A blood quantum in the context of law is the percentage of indigenous ancestry a person can trace back to the original reports taken by the Crown or American civil servants. A person was granted status if there was a direct connection to an indigenous tribe at the time the censuses were taken. These reports were riddled with errors as the civil servants were not familiar with how indigenous people characterized themselves as indigenous. Furthermore, the entire point was to end the bloodline by removing status from future generations in an attempt to exhaust the duties the government owed under treaty.(3)
In Canada, the relationship of the Crown to indigenous people are governed by the Indian Act, and section 91(24) of the British North America Act. Metis, Inuit, and non-status people were not included. Historically, women with status marrying a non-status man removed their status. This led to a series of cases which have modified section 12 of the Indian Act by allowing a child to apply if either of their parents were registered as status Indians, but this does not wholly solve the problem.(4) Other ways of losing status are things we take for granted:1) if an indigenous person wanted the ability to vote; 2) joined the Armed Forces; 3) became a professional like a lawyer or doctor; or even 4) obtained a university degree.(5)
How does blood quantum apply to the film itself? Our leads include a Mi’kmaq police officer, Traylor (Michael Greyeyes) who is trying to contend with his children, and his ex-partner Joss (Elle-Máijá Tailfeathers), who is a Mi’kmaq Doctor. The choice to put these characters in positions of status and authority in Canadian society is important to the story. It highlights the issues with authority and its intersection with race, and is aspirational for indigenous viewers to see representations of an indigenous professional that does not have to conform to the previous hegemonic system. There are moments of rejection of elders by younger generations who are despondent to what happened prior to the collapse of the previous societal structures. Further, the entire story revolves around conceptions of when does indigeneity present itself -- when the state that previously defined indigenous status ceases to function then self-determination, self-governance and sociocultural practices of indigeneity are paramount. The film ultimately leads to murder and genocide based on a fear of the other which reflects colonial practices, but we are left with the hope of continuing traditions and redefining an indigenous future.

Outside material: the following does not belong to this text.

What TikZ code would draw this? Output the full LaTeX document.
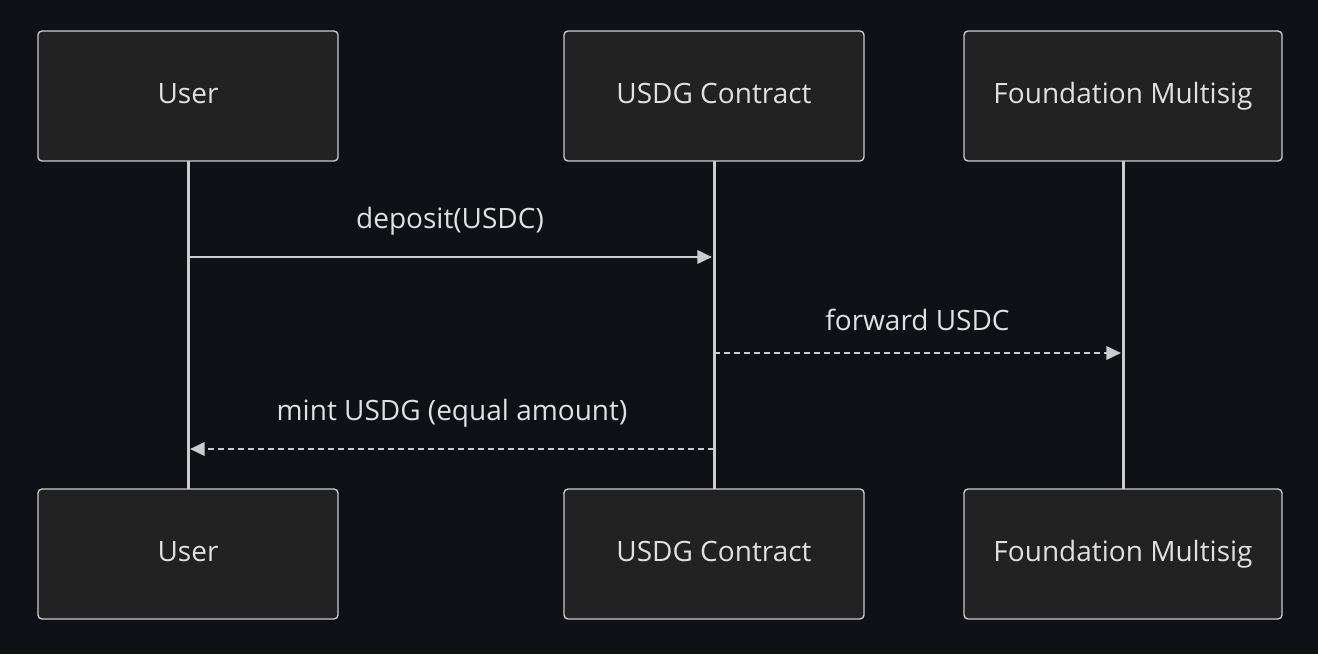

I normally write about the law, but as in most zombie movies the laws of the previous society have broken down and we are left with self-governance which can be hard to examine without knowing more then the film has time to show us. But I will posit a question -- when you look at the news and see boil water advisories all across Canada preventing indigenous people on reserves from access to clean water;(6) when you are aware of the hugely disproportionate number of missing and murdered indigenous women and girls; when you hear about the suicide rates despite defunding of aboriginal specific mental health hotlines(7) (and we could go on for a very long time); what are you doing on a daily basis to help end colonial practices that have disenfranchised indigenous people in Canada and the United States? I ask because there are still oppressive laws, a lack of proper funding of essential services including healthcare, and the legacy of genocide in our countries that are a real life horrror that we need to face daily. So let’s work together as treaty people.
Blood Quantum is also a lot of fun, has some inventive takes on what you expect in a zombie film, and has compelling lived-in characters. I give it a 4/5 and a 7/10 for legal realism (police processes are not exact and the holding cell was sadly very realistic -- and called out police for not properly checking on “intoxicated” persons in the “drunk tank” which has led to several wrongful deaths).